The judge in the case said she will lower the amount of the damages, but it will still be the most ever awarded to claimants suing Johnson & Johnson over their illness. The company said it will appeal.

The damages award was the final phase of a trial that began last year. The jury initially awarded the plaintiffs $37.3 million in compensatory damages. Judge Ana Viscomi of New Jersey Superior Court said state law limits punitive damages to five times the amount of compensatory damages, therefore the punitive damage award would be lowered to around $186.5 million.

The trial focused on the safety of two of the company’s powder products, Johnson & Johnson Baby Powder and Shower to Shower.

Plaintiffs claim the products contained asbestos

This was the latest case in which consumers of Johnson & Johnson powder products brought an action against the company, claiming the powder contained small amounts of asbestos, a cancer-causing substance.

Johnson & Johnson has vigorously denied that is the case.
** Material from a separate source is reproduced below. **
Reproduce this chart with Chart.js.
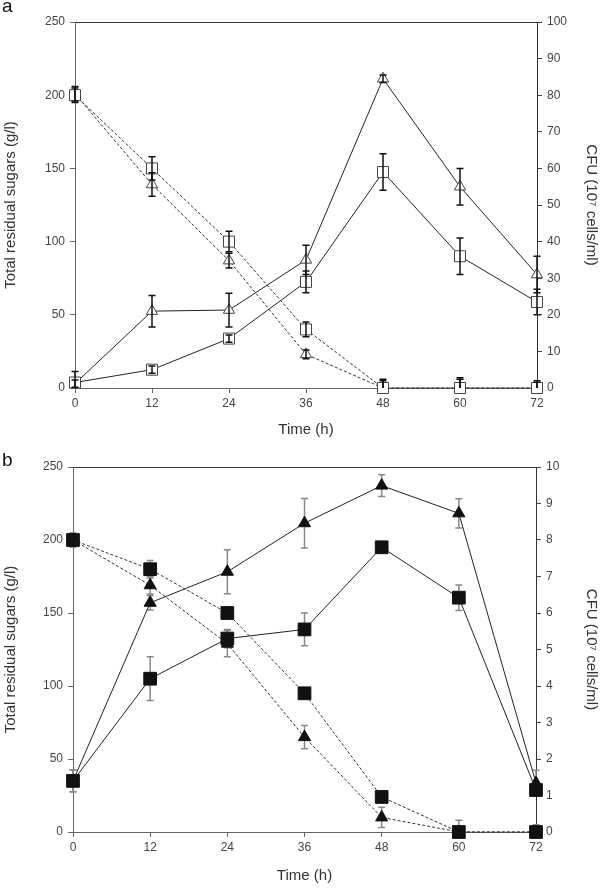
<!DOCTYPE html>
<html><head><meta charset="utf-8">
<script src="https://cdn.jsdelivr.net/npm/chart.js@4/dist/chart.umd.min.js"></script>
<style>
html,body{margin:0;padding:0;background:#fff;}
#wrap{position:relative;width:600px;height:892px;overflow:hidden;}
canvas{position:absolute;left:0;}
#ca{top:0}
#cb{top:446px}
.lab{position:absolute;font-family:"Liberation Sans",Arial,sans-serif;font-size:19px;line-height:19px;color:#111;}
</style></head><body>
<div id="wrap">
<canvas id="ca" width="600" height="446"></canvas>
<canvas id="cb" width="600" height="446"></canvas>
<div class="lab" style="left:2px;top:-4px">a</div>
<div class="lab" style="left:2px;top:450px">b</div>
</div>
<script>
// ---- data ----
const hours = [0, 12, 24, 36, 48, 60, 72];
const xTicks = [0, 12, 24, 36, 48, 60, 72];
const sugarTicks = [0, 50, 100, 150, 200, 250];
const cfuTicksA = [0, 10, 20, 30, 40, 50, 60, 70, 80, 90, 100];
const cfuTicksB = [0, 1, 2, 3, 4, 5, 6, 7, 8, 9, 10];

// Panel a (open symbols)
const aSugarSq = [200, 150, 100, 40, 0, 0, 0];
const aSugarSqErr = [5, 8, 7, 5, 6, 7, 4];
const aSugarTri = [201, 139, 87, 23, 0, 0, 0];
const aSugarTriErr = [5, 8, 5, 3, 5, 6, 5];
const aCfuSq = [1.5, 5, 13.5, 29, 59, 36, 23.5];
const aCfuSqErr = [3, 1, 1, 3, 5, 5, 3.5];
const aCfuTri = [1.2, 21, 21.3, 35, 84.5, 55, 31];
const aCfuTriErr = [1, 4.3, 4.6, 4, 1, 5, 5];

// Panel b (filled symbols)
const bSugarSq = [200, 180, 150, 95, 24, 0, 0];
const bSugarSqErr = [5, 6, 0, 3, 0, 3, 2];
const bSugarTri = [200, 169, 129, 65, 10, 0, 0];
const bSugarTriErr = [4, 6, 9, 8, 7, 8, 5];
const bCfuSq = [1.4, 4.2, 5.3, 5.55, 7.8, 6.42, 1.15];
const bCfuSqErr = [0.3, 0.6, 0.25, 0.45, 0, 0.35, 0.15];
const bCfuTri = [1.4, 6.28, 7.13, 8.46, 9.49, 8.73, 1.34];
const bCfuTriErr = [0.3, 0.2, 0.6, 0.68, 0.3, 0.4, 0.35];

const FONT = '"Liberation Sans", Arial, sans-serif';

function pts(arr) { return hours.map((h, i) => ({ x: h, y: arr[i] })); }

function drawErr(chart, opts) {
  const ctx = chart.ctx, xs = chart.scales.x, ca = chart.chartArea;
  ctx.save();
  ctx.beginPath();
  ctx.rect(0, ca.top - 10, chart.width, ca.bottom - ca.top + 10);
  ctx.clip();
  ctx.strokeStyle = opts.color;
  ctx.lineWidth = opts.width;
  chart.data.datasets.forEach(ds => {
    const ys = chart.scales[ds.yAxisID];
    ds.data.forEach((p, i) => {
      const e = ds.errors[i];
      if (!e) return;
      const x = xs.getPixelForValue(p.x);
      const yt = ys.getPixelForValue(p.y + e);
      const yb = ys.getPixelForValue(p.y - e);
      const c = opts.cap;
      ctx.beginPath();
      ctx.moveTo(x, yt); ctx.lineTo(x, yb);
      ctx.moveTo(x - c, yt); ctx.lineTo(x + c, yt);
      ctx.moveTo(x - c, yb); ctx.lineTo(x + c, yb);
      ctx.stroke();
    });
  });
  ctx.restore();
}
const errPlugin = {
  id: 'errbars',
  beforeDatasetsDraw(chart, args, opts) { if (opts.behind) drawErr(chart, opts); },
  afterDatasetsDraw(chart, args, opts) { if (!opts.behind) drawErr(chart, opts); }
};

function ds(data, errs, axis, style, dashed, radius, fill, border) {
  return {
    data: pts(data), errors: errs, yAxisID: axis, showLine: true,
    borderColor: dashed ? '#333' : '#222', borderWidth: 1,
    borderDash: dashed ? [3, 2] : [],
    pointStyle: style, pointRadius: radius,
    pointBackgroundColor: fill, pointBorderColor: border, pointBorderWidth: 1,
    clip: false, tension: 0
  };
}

function makeChart(id, sets, cfuMax, cfuTicks, geo, err) {
  const tickFont = { family: FONT, size: 12 };
  const titleFont = { family: FONT, size: 15 };
  return new Chart(document.getElementById(id), {
    type: 'scatter',
    data: { datasets: sets },
    plugins: [errPlugin],
    options: {
      responsive: false, animation: false, events: [],
      layout: { padding: { top: geo.top, left: 0, right: 0, bottom: 0 }, autoPadding: false },
      plugins: { legend: { display: false }, tooltip: { enabled: false }, errbars: err },
      scales: {
        x: {
          type: 'linear', position: 'bottom', min: 0, max: 72,
          afterBuildTicks: s => { s.ticks = xTicks.map(v => ({ value: v })); },
          ticks: { font: tickFont, color: '#444', padding: 3, maxRotation: 0 },
          grid: { drawOnChartArea: false, drawTicks: true, tickLength: 5, color: '#666' },
          border: { display: true, color: '#666', width: 1 },
          title: { display: true, text: 'Time (h)', font: titleFont, color: '#333', padding: { top: 0, bottom: 7 } },
          afterFit: s => { s.height = geo.xh; }
        },
        xTop: {
          type: 'linear', position: 'top', min: 0, max: 72, display: true,
          ticks: { display: false }, grid: { display: false },
          border: { display: true, color: '#333', width: 1 },
          afterFit: s => { s.height = 0; }
        },
        y: {
          type: 'linear', position: 'left', min: 0, max: 250,
          afterBuildTicks: s => { s.ticks = sugarTicks.map(v => ({ value: v })); },
          ticks: { font: tickFont, color: '#444', padding: 5 },
          grid: { drawOnChartArea: false, drawTicks: true, tickLength: 5, color: '#666' },
          border: { display: true, color: '#666', width: 1 },
          title: { display: true, text: 'Total residual sugars (g/l)', font: titleFont, color: '#333', padding: { top: 2, bottom: 0 } },
          afterFit: s => { s.width = geo.left; }
        },
        y2: {
          type: 'linear', position: 'right', min: 0, max: cfuMax,
          afterBuildTicks: s => { s.ticks = cfuTicks.map(v => ({ value: v })); },
          ticks: { font: tickFont, color: '#444', padding: 5 },
          grid: { drawOnChartArea: false, drawTicks: true, tickLength: 5, color: '#444' },
          border: { display: true, color: '#333', width: 1 },
          title: { display: true, text: 'CFU (10\u2077 cells/ml)', font: titleFont, color: '#333', padding: { top: 0, bottom: 0 } },
          afterFit: s => { s.width = geo.right; }
        }
      }
    }
  });
}

makeChart('ca', [
  ds(aSugarSq, aSugarSqErr, 'y', 'rect', true, 7.8, '#fff', '#444'),
  ds(aSugarTri, aSugarTriErr, 'y', 'triangle', true, 6.5, '#fff', '#444'),
  ds(aCfuSq, aCfuSqErr, 'y2', 'rect', false, 7.8, '#fff', '#444'),
  ds(aCfuTri, aCfuTriErr, 'y2', 'triangle', false, 6.5, '#fff', '#444')
], 100, cfuTicksA, { top: 22, xh: 58, left: 75, right: 63 },
  { color: '#111', width: 1.5, cap: 3.5, behind: false });

makeChart('cb', [
  ds(bSugarSq, bSugarSqErr, 'y', 'rect', true, 9, '#111', '#111'),
  ds(bSugarTri, bSugarTriErr, 'y', 'triangle', true, 7, '#111', '#111'),
  ds(bCfuSq, bCfuSqErr, 'y2', 'rect', false, 9, '#111', '#111'),
  ds(bCfuTri, bCfuTriErr, 'y2', 'triangle', false, 7, '#111', '#111')
], 10, cfuTicksB, { top: 21, xh: 60, left: 73, right: 64 },
  { color: '#888', width: 1.5, cap: 3.5, behind: true });
</script>
</body></html>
In the trial, Johnson & Johnson CEO Alex Gorsky took the stand and testified that the company took extensive measures to make sure that its powder products containing talc were safe and did not contain asbestos.

In rendering its punitive damages verdict, the jury found otherwise. It found Johnson & Johnson was responsible for causing the plaintiffs to suffer from mesothelioma, a form of lung cancer.

Basis of appeal

Attorneys for Johnson & Johnson immediately served notice that they would appeal the court’s verdicts in both phases of the trial. They point to what they called “numerous legal errors” that prevented the jury from hearing “meaningful evidence.”

Johnson & Johnson insists that it has always acted responsibly and points to more than 40 years of testing that it says has confirmed that Johnson’s Baby Powder is safe, doesn’t contain asbestos, and doesn’t cause cancer.

But in a report last year, Reuters quoted officials of the Food and Drug Administration (FDA) as saying it isn’t accurate to say the powder products have always been free of asbestos. The officials noted that Johnson & Johnson had already recalled nearly 33,000 containers of baby powder after the FDA said it found trace amounts of asbestos in powder taken from a container the agency purchased online.

Consumers might rightly wonder how asbestos, a known carcinogen, could end up in a commercial talc powder product. According to Mesothelioma.com, a site sponsored by a law firm handling mesothelioma cases, talc is often naturally found near asbestos in the earth. It says the talc can easily become contaminated by the toxin while being mined.